The Chinese infant formula market is predicted to double to US$25 billion by 2017, partly as a result of reduced breastfeeding as increasing numbers of mothers enter the workforce, according to market research firm Euromonitor.

NZ infant formula exports are estimated to be worth $600 million annually, with around $170 million of that going to China, according to Food Safety Minister Nikki Kaye. They have grown rapidly in the wake of the 2008 melamine scandal as demands for imported brands skyrocketed.

But the sector has had a rocky ride this year with China's state-run CCTV broadcasting critical stories about NZ baby milk products, which raised questions about manufacturing processes and false claims some brands were making in Chinese marketing.

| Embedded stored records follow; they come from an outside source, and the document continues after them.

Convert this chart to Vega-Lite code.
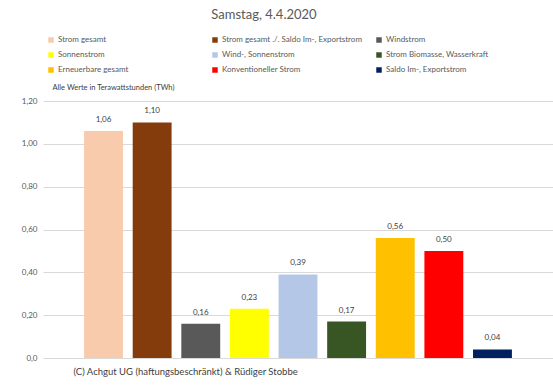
{
  "$schema": "https://vega.github.io/schema/vega-lite/v6.json",
  "width": 510,
  "height": 257,
  "autosize": {"type": "none"},
  "padding": {"left": 43, "top": 101, "right": 0, "bottom": 27},
  "background": "white",
  "config": {
    "font": "Lato",
    "view": {"stroke": null},
    "locale": {"number": {"decimal": ",", "thousands": ".", "grouping": [3], "currency": ["", " €"]}}
  },
  "title": {
    "text": "Samstag, 4.4.2020",
    "anchor": "middle",
    "frame": "group",
    "dx": -34,
    "fontSize": 13,
    "fontWeight": "normal",
    "color": "#595959",
    "offset": 14
  },
  "data": {
    "values": [
      {"kat": "Strom gesamt", "wert": 1.06},
      {"kat": "Strom gesamt ./. Saldo Im-, Exportstrom", "wert": 1.10},
      {"kat": "Windstrom", "wert": 0.16},
      {"kat": "Sonnenstrom", "wert": 0.23},
      {"kat": "Wind-, Sonnenstrom", "wert": 0.39},
      {"kat": "Strom Biomasse, Wasserkraft", "wert": 0.17},
      {"kat": "Erneuerbare gesamt", "wert": 0.56},
      {"kat": "Konventioneller Strom", "wert": 0.50},
      {"kat": "Saldo Im-, Exportstrom", "wert": 0.04}
    ]
  },
  "encoding": {
    "x": {
      "field": "kat",
      "type": "nominal",
      "sort": null,
      "scale": {"paddingInner": 0.2, "paddingOuter": 0.845},
      "axis": {
        "labels": false,
        "ticks": false,
        "domain": true,
        "domainColor": "#d9d9d9",
        "title": "(C) Achgut UG (haftungsbeschränkt) & Rüdiger Stobbe",
        "titleX": 30,
        "titleY": 16,
        "titleAlign": "left",
        "titleBaseline": "alphabetic",
        "titleFontSize": 9.5,
        "titleFontWeight": "normal",
        "titleColor": "#404040"
      }
    },
    "y": {
      "field": "wert",
      "type": "quantitative",
      "scale": {"domain": [0, 1.2]},
      "axis": {
        "values": [0, 0.2, 0.4, 0.6, 0.8, 1.0, 1.2],
        "format": ".2f",
        "labelExpr": "datum.value == 0 ? '0,0' : datum.label",
        "domain": false,
        "ticks": false,
        "gridColor": "#d9d9d9",
        "labelColor": "#595959",
        "labelFontSize": 8,
        "labelPadding": 6,
        "title": "Alle Werte in Terawattstunden (TWh)",
        "titleAngle": 0,
        "titleX": 9,
        "titleY": -12,
        "titleAlign": "left",
        "titleBaseline": "alphabetic",
        "titleFontSize": 7.5,
        "titleFontWeight": "normal",
        "titleColor": "#404040"
      }
    }
  },
  "layer": [
    {
      "mark": {"type": "bar"},
      "encoding": {
        "color": {
          "field": "kat",
          "type": "nominal",
          "sort": null,
          "scale": {
            "domain": ["Strom gesamt", "Strom gesamt ./. Saldo Im-, Exportstrom", "Windstrom", "Sonnenstrom", "Wind-, Sonnenstrom", "Strom Biomasse, Wasserkraft", "Erneuerbare gesamt", "Konventioneller Strom", "Saldo Im-, Exportstrom"],
            "range": ["#F8CBAD", "#843C0C", "#595959", "#FFFF00", "#B4C7E7", "#375623", "#FFC000", "#FF0000", "#002060"]
          },
          "legend": {
            "orient": "none",
            "legendX": 4,
            "legendY": -65,
            "direction": "horizontal",
            "columns": 3,
            "gridAlign": "all",
            "columnPadding": 13,
            "rowPadding": 7,
            "title": null,
            "symbolType": "square",
            "symbolSize": 30,
            "symbolStrokeWidth": 0,
            "labelFontSize": 8,
            "labelColor": "#595959",
            "labelOffset": 3,
            "labelLimit": 200
          }
        }
      }
    },
    {
      "mark": {"type": "text", "dy": -7, "fontSize": 8, "color": "#404040", "baseline": "bottom"},
      "encoding": {
        "text": {"field": "wert", "type": "quantitative", "format": ".2f"}
      }
    }
  ]
}
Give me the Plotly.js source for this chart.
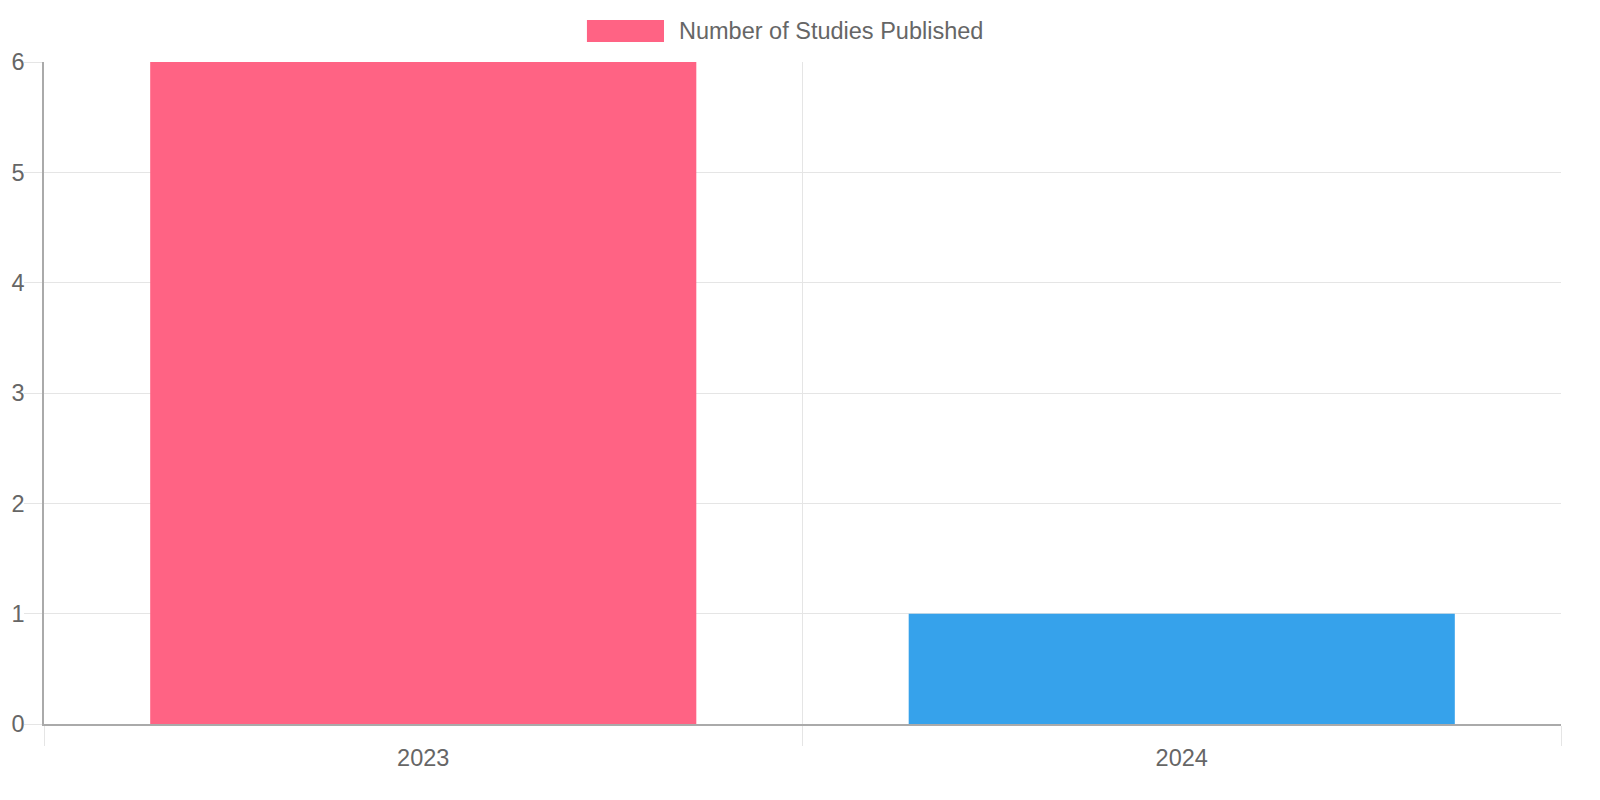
<!DOCTYPE html>
<html>
<head>
<meta charset="utf-8">
<script src="https://cdn.plot.ly/plotly-3.0.1.min.js"></script>
<style>
  html, body { margin: 0; padding: 0; background: #fff; }
  #studies_chart { width: 1600px; height: 800px; }
</style>
</head>
<body>
<div id="studies_chart"></div>
<script>
var YEARS = ['2023', '2024'];
var STUDIES = [6, 1];
var BAR_COLORS = ['#FF6384', '#36A2EB'];
var SERIES_NAME = 'Number of Studies Published';

var STUDIES_CHART = document.getElementById('studies_chart');

function studiesChart(years, studies, colors)
{
    var trace1 = {x: years,
                  y: studies,
                  type: 'bar',
                  name: SERIES_NAME,
                  marker: {color: colors, line: {width: 0}},
                  hoverinfo: 'x+y'
                 };

    var font = {family: 'Liberation Sans, Arial, sans-serif', size: 23.5, color: '#666666'};

    // legend drawn by hand so the swatch keeps the wide box look
    var layout = {showlegend: false,
                  width: 1600,
                  height: 800,
                  margin: {l: 44, r: 39, t: 62, b: 76},
                  bargap: 0.28,
                  font: font,
                  paper_bgcolor: '#ffffff',
                  plot_bgcolor: '#ffffff',
                  xaxis: {type: 'category',
                          tickson: 'boundaries',
                          ticks: 'outside',
                          ticklen: 20,
                          tickcolor: '#e5e5e5',
                          showgrid: true,
                          gridcolor: '#e5e5e5',
                          showline: true,
                          linecolor: '#aaaaaa',
                          linewidth: 1.5,
                          zeroline: false,
                          ticklabelstandoff: 12,
                          tickfont: font
                         },
                  yaxis: {range: [0, 6],
                          dtick: 1,
                          ticks: 'outside',
                          ticklen: 18,
                          tickcolor: '#e5e5e5',
                          showgrid: true,
                          gridcolor: '#e5e5e5',
                          showline: true,
                          linecolor: '#aaaaaa',
                          linewidth: 1.5,
                          zeroline: false,
                          ticklabelstandoff: -5,
                          tickfont: font
                         },
                  shapes: [{type: 'rect', xref: 'paper', yref: 'paper',
                            x0: 0.3579, x1: 0.4087, y0: 1.0302, y1: 1.0634,
                            fillcolor: colors[0], line: {width: 0}}],
                  annotations: [{xref: 'paper', yref: 'paper',
                                 x: 0.4173, y: 1.0468,
                                 xanchor: 'left', yanchor: 'middle',
                                 showarrow: false,
                                 text: SERIES_NAME,
                                 font: font}]
                 };

    var config = {'displayModeBar': false, 'responsive': false};

    Plotly.newPlot(STUDIES_CHART, [trace1], layout, config);
}

studiesChart(YEARS, STUDIES, BAR_COLORS);
</script>
</body>
</html>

Talking to TVNZ's Q&A programme last month, Trade Minister Tim Groser admitted that this country wasn't keeping up with developments in its trade relationship with China. "When you have exports triple in five years you've got to ask yourself, 'Are we running fast enough to keep up with these developments?' And I think the answer is no - we've some more work to do," he said. "I think we are in reasonable shape but there is a broader challenge out there and we've got to lift our game."

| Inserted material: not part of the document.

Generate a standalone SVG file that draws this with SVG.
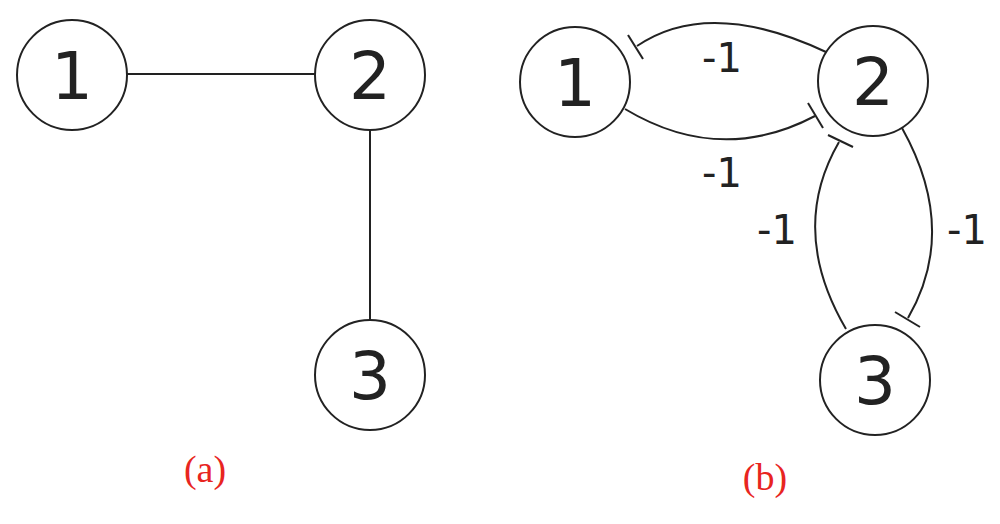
<svg xmlns="http://www.w3.org/2000/svg" width="1000" height="524" viewBox="0 0 1000 524">
<style>
.n{fill:#fff;stroke:#222;stroke-width:2}
.t{font-family:"DejaVu Sans",sans-serif;font-size:66px;fill:#222;text-anchor:middle}
.e{fill:none;stroke:#222;stroke-width:2}
.l{font-family:"DejaVu Sans",sans-serif;font-size:40px;fill:#222;text-anchor:middle}
.c{font-family:"Liberation Serif",serif;font-size:38px;fill:#e8251f;text-anchor:middle}
</style>
<rect width="1000" height="524" fill="#fff"/>
<g id="connectors">
<line class="e" x1="127" y1="74" x2="315" y2="74"/>
<line class="e" x1="370" y1="130" x2="370" y2="320"/>
<path class="e" d="M826,52 Q709,-3 637,46"/>
<line class="e" x1="628" y1="35" x2="643" y2="59"/>
<path class="e" d="M625,109 Q720,166 815,116"/>
<line class="e" x1="808" y1="103" x2="823" y2="128"/>
<path class="e" d="M846,329 Q788,230 839,142"/>
<line class="e" x1="828" y1="135" x2="853" y2="147"/>
<path class="e" d="M902,128 Q959,230 908,318"/>
<line class="e" x1="895" y1="312" x2="920" y2="327"/>
<text class="l" x="722" y="72">-1</text>
<text class="l" x="722" y="187">-1</text>
<text class="l" x="777" y="244">-1</text>
<text class="l" x="967" y="244">-1</text>
</g>
<g id="a1"><circle class="n" cx="72" cy="75" r="55"/><text class="t" x="72" y="99">1</text></g>
<g id="a2"><circle class="n" cx="370" cy="75" r="55"/><text class="t" x="370" y="99">2</text></g>
<g id="a3"><circle class="n" cx="370" cy="375" r="55"/><text class="t" x="370" y="399">3</text></g>
<g id="b1"><circle class="n" cx="575" cy="82" r="55"/><text class="t" x="575" y="106">1</text></g>
<g id="b2"><circle class="n" cx="873" cy="81" r="55"/><text class="t" x="873" y="105">2</text></g>
<g id="b3"><circle class="n" cx="875" cy="380" r="55"/><text class="t" x="875" y="404">3</text></g>
<text class="c" x="205" y="482">(a)</text>
<text class="c" x="765" y="490">(b)</text>
</svg>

Until recently, the Ministry for Primary Industries hasn't even been able to say how many infant brands are being exported to China as it only regulated manufacturers that produce hundreds of brands - many with Chinese links - under contract. However, last month the Ministry announced a new requirement that contract manufacturers must register information about the brands they produce with the department.

While China remains the world's biggest infant formula market, Quin stresses the global formula growth story doesn't solely belong to the Chinese. "There will be a Southeast Asian story that we want to become part of as well," he says. "Our market reports suggest the formula market will grow at 70,000 to 80,000 tonnes per year and New Zealand securing a share of that growth is an opportunity that we really need to chase hard."